In simple terms, India’s next growth phase will belong to ecosystems that can support scale without losing coherence.
Execution Discipline Still Matters More Than Vision Alone
There is an obvious danger in talking about ecosystems: the idea can sound impressive but remain vague. That is where discipline becomes critical.
Integrated thinking is valuable only when it leads to better execution. Otherwise it becomes branding language with no operational depth.
Real ecosystem development requires planning rigour, sequencing, engineering strength, stakeholder alignment, and the patience to build for durability rather than noise. It requires decisions that recognise interdependence, not just immediate visibility. It also requires resisting the temptation to treat infrastructure as a patchwork of headline projects.
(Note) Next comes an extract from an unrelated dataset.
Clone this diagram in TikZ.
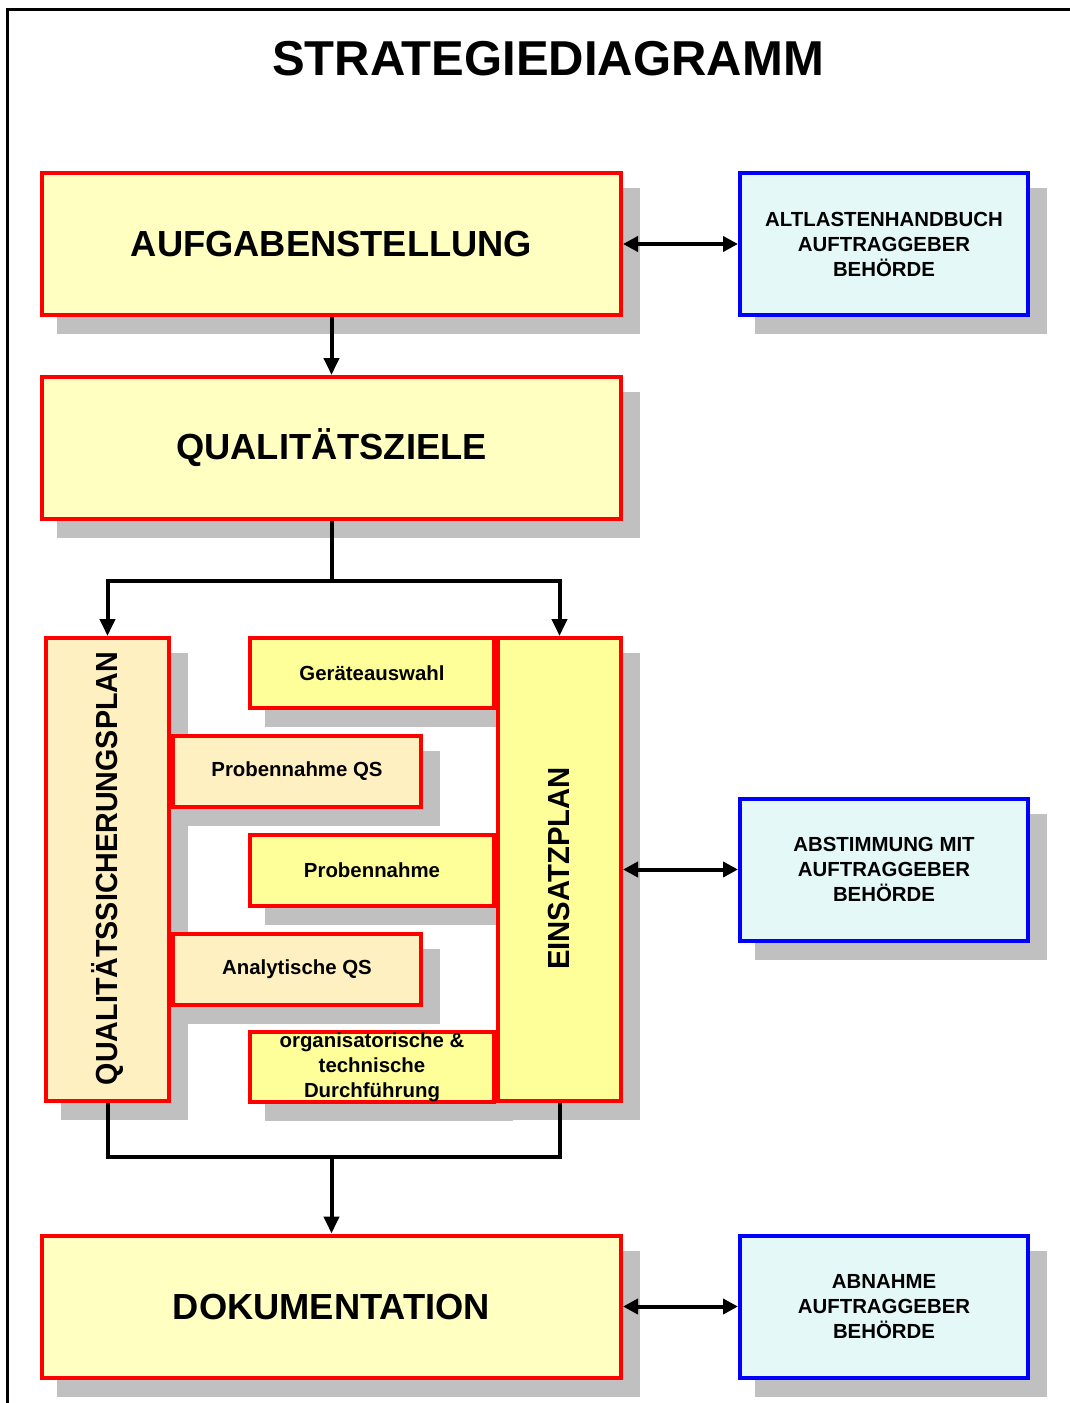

This is where mature groups differentiate themselves. They understand that strategy is not about saying bigger things. It is about connecting complexity without losing clarity.
The Future Will Belong to Those Who Build Connections, Not Just Assets
India does not need more disconnected development. It needs environments where infrastructure performs as a system.
That is the real meaning of integrated ecosystems. It is not a trend phrase. It is a more intelligent way to think about growth. It recognises that power affects industry, water affects urban resilience, education affects long-term capability, and capital affects what can scale. None of these can be treated as isolated conversations anymore.
The future of infrastructure in India will be shaped by those who understand this shift early and act on it with discipline. The next decade will reward connected thinking, coordinated execution, and a broader definition of value.
Because the strongest infrastructure is not simply what gets built.
It is what enables everything else to grow around it.